> _DIRECTIONS FOR THIS TASK_
Reproduce the listing below character for character; drop every image.

> _DATA EXCERPT_
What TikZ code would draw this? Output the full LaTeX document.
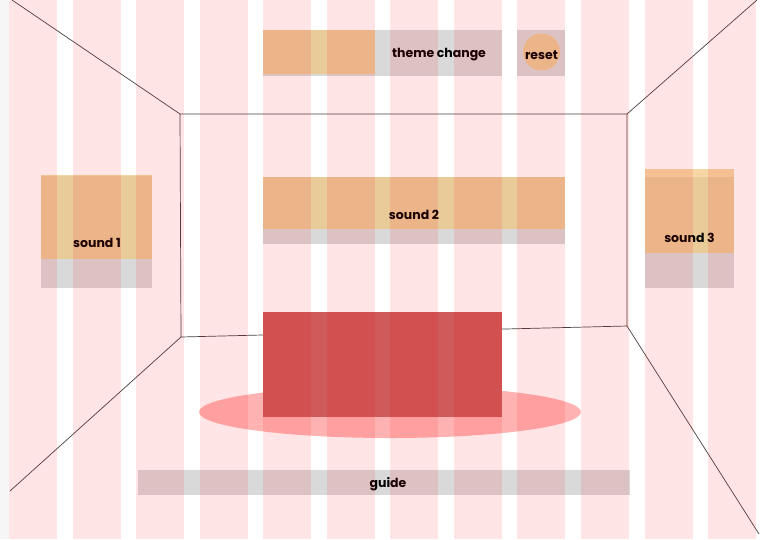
\documentclass[tikz,border=0pt]{standalone}
\usepackage{fontspec}
\usetikzlibrary{shapes.geometric}
\newfontfamily\pop{Poppins}
\definecolor{gbox}{HTML}{D9D9D9}
\definecolor{orng}{HTML}{F2C37C}
\definecolor{redbox}{HTML}{CE5A5A}
\definecolor{ell}{HTML}{FFB2B2}
\definecolor{wall}{HTML}{4A4040}
\definecolor{edge}{HTML}{F6F6F6}
\begin{document}
\begin{tikzpicture}[x=1pt,y=-1pt,
  greybox/.style={fill=gbox,draw=none,inner sep=0pt,anchor=north west},
  orangebox/.style={fill=orng,fill opacity=0.68,draw=none,inner sep=0pt,anchor=north west},
  lbl/.style={font=\pop\bfseries\fontsize{12.5}{14}\selectfont,text=black,inner sep=0pt,yshift=-2pt},
  wallline/.style={draw=wall,line width=0.7pt},
  stripe/.style={fill=red,fill opacity=0.1,draw=none}]
\useasboundingbox (0,0) rectangle (763,539);
\fill[white] (0,0) rectangle (763,539);
\fill[edge] (0,0) rectangle (9,539);
% room walls
\coordinate (tl) at (180,114);
\coordinate (tr) at (627,114);
\coordinate (br) at (627,326);
\coordinate (bl) at (181,337);
\coordinate (ctl) at (12,0);
\coordinate (ctr) at (757,0);
\coordinate (cbl) at (10,491);
\coordinate (cbr) at (759,534);
\draw[wallline] (ctl) -- (tl) -- (tr) -- (ctr);
\draw[wallline] (tl) -- (bl) -- (br) -- (tr);
\draw[wallline] (bl) -- (cbl);
\draw[wallline] (br) -- (cbr);
% floor ellipse
\node[fill=ell,draw=none,ellipse,minimum width=382pt,minimum height=52pt,inner sep=0pt] (rug) at (390,412) {};
% red box
\node[fill=redbox,draw=none,inner sep=0pt,anchor=north west,minimum width=239pt,minimum height=105pt] (sofa) at (263,312) {};
% theme change
\node[greybox,minimum width=239pt,minimum height=46pt] (themebg) at (263,30) {};
\node[orangebox,minimum width=112pt,minimum height=44pt] (themebar) at (263,30) {};
\node[lbl] (themetxt) at (439,53) {theme change};
% reset
\node[greybox,minimum width=48pt,minimum height=46pt] (resetbg) at (517,30) {};
\node[circle,fill=orng,fill opacity=0.68,draw=none,minimum size=37pt,inner sep=0pt] (resetbtn) at (541.5,52) {};
\node[lbl] (resettxt) at (541.5,53) {reset};
% sound 1
\node[greybox,minimum width=111pt,minimum height=112pt] (s1bg) at (41,176) {};
\node[orangebox,minimum width=111pt,minimum height=84pt] (s1) at (41,175) {};
\node[lbl] (s1txt) at (97,241) {sound 1};
% sound 2
\node[greybox,minimum width=302pt,minimum height=67pt] (s2bg) at (263,177) {};
\node[orangebox,minimum width=302pt,minimum height=52pt] (s2) at (263,177) {};
\node[lbl] (s2txt) at (414,213) {sound 2};
% sound 3
\node[greybox,minimum width=89pt,minimum height=111pt] (s3bg) at (645,177) {};
\node[orangebox,minimum width=89pt,minimum height=84pt] (s3) at (645,169) {};
\node[lbl] (s3txt) at (689.5,236) {sound 3};
% guide
\node[greybox,minimum width=492pt,minimum height=25pt] (guidebg) at (138,470) {};
\node[lbl] (guidetxt) at (388,482) {guide};
% grid overlay
\foreach \i in {0,...,11} {
  \fill[stripe] ({9+63.55*\i},0) rectangle ({57+63.55*\i},539);
}
\end{tikzpicture}
\end{document}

> _RIGHT ANSWER_
What TikZ code would draw this? Output the full LaTeX document.
\documentclass[tikz,border=0pt]{standalone}
\usepackage{fontspec}
\usetikzlibrary{shapes.geometric}
\newfontfamily\pop{Poppins}
\definecolor{gbox}{HTML}{D9D9D9}
\definecolor{orng}{HTML}{F2C37C}
\definecolor{redbox}{HTML}{CE5A5A}
\definecolor{ell}{HTML}{FFB2B2}
\definecolor{wall}{HTML}{4A4040}
\definecolor{edge}{HTML}{F6F6F6}
\begin{document}
\begin{tikzpicture}[x=1pt,y=-1pt,
  greybox/.style={fill=gbox,draw=none,inner sep=0pt,anchor=north west},
  orangebox/.style={fill=orng,fill opacity=0.68,draw=none,inner sep=0pt,anchor=north west},
  lbl/.style={font=\pop\bfseries\fontsize{12.5}{14}\selectfont,text=black,inner sep=0pt,yshift=-2pt},
  wallline/.style={draw=wall,line width=0.7pt},
  stripe/.style={fill=red,fill opacity=0.1,draw=none}]
\useasboundingbox (0,0) rectangle (763,539);
\fill[white] (0,0) rectangle (763,539);
\fill[edge] (0,0) rectangle (9,539);
% room walls
\coordinate (tl) at (180,114);
\coordinate (tr) at (627,114);
\coordinate (br) at (627,326);
\coordinate (bl) at (181,337);
\coordinate (ctl) at (12,0);
\coordinate (ctr) at (757,0);
\coordinate (cbl) at (10,491);
\coordinate (cbr) at (759,534);
\draw[wallline] (ctl) -- (tl) -- (tr) -- (ctr);
\draw[wallline] (tl) -- (bl) -- (br) -- (tr);
\draw[wallline] (bl) -- (cbl);
\draw[wallline] (br) -- (cbr);
% floor ellipse
\node[fill=ell,draw=none,ellipse,minimum width=382pt,minimum height=52pt,inner sep=0pt] (rug) at (390,412) {};
% red box
\node[fill=redbox,draw=none,inner sep=0pt,anchor=north west,minimum width=239pt,minimum height=105pt] (sofa) at (263,312) {};
% theme change
\node[greybox,minimum width=239pt,minimum height=46pt] (themebg) at (263,30) {};
\node[orangebox,minimum width=112pt,minimum height=44pt] (themebar) at (263,30) {};
\node[lbl] (themetxt) at (439,53) {theme change};
% reset
\node[greybox,minimum width=48pt,minimum height=46pt] (resetbg) at (517,30) {};
\node[circle,fill=orng,fill opacity=0.68,draw=none,minimum size=37pt,inner sep=0pt] (resetbtn) at (541.5,52) {};
\node[lbl] (resettxt) at (541.5,53) {reset};
% sound 1
\node[greybox,minimum width=111pt,minimum height=112pt] (s1bg) at (41,176) {};
\node[orangebox,minimum width=111pt,minimum height=84pt] (s1) at (41,175) {};
\node[lbl] (s1txt) at (97,241) {sound 1};
% sound 2
\node[greybox,minimum width=302pt,minimum height=67pt] (s2bg) at (263,177) {};
\node[orangebox,minimum width=302pt,minimum height=52pt] (s2) at (263,177) {};
\node[lbl] (s2txt) at (414,213) {sound 2};
% sound 3
\node[greybox,minimum width=89pt,minimum height=111pt] (s3bg) at (645,177) {};
\node[orangebox,minimum width=89pt,minimum height=84pt] (s3) at (645,169) {};
\node[lbl] (s3txt) at (689.5,236) {sound 3};
% guide
\node[greybox,minimum width=492pt,minimum height=25pt] (guidebg) at (138,470) {};
\node[lbl] (guidetxt) at (388,482) {guide};
% grid overlay
\foreach \i in {0,...,11} {
  \fill[stripe] ({9+63.55*\i},0) rectangle ({57+63.55*\i},539);
}
\end{tikzpicture}
\end{document}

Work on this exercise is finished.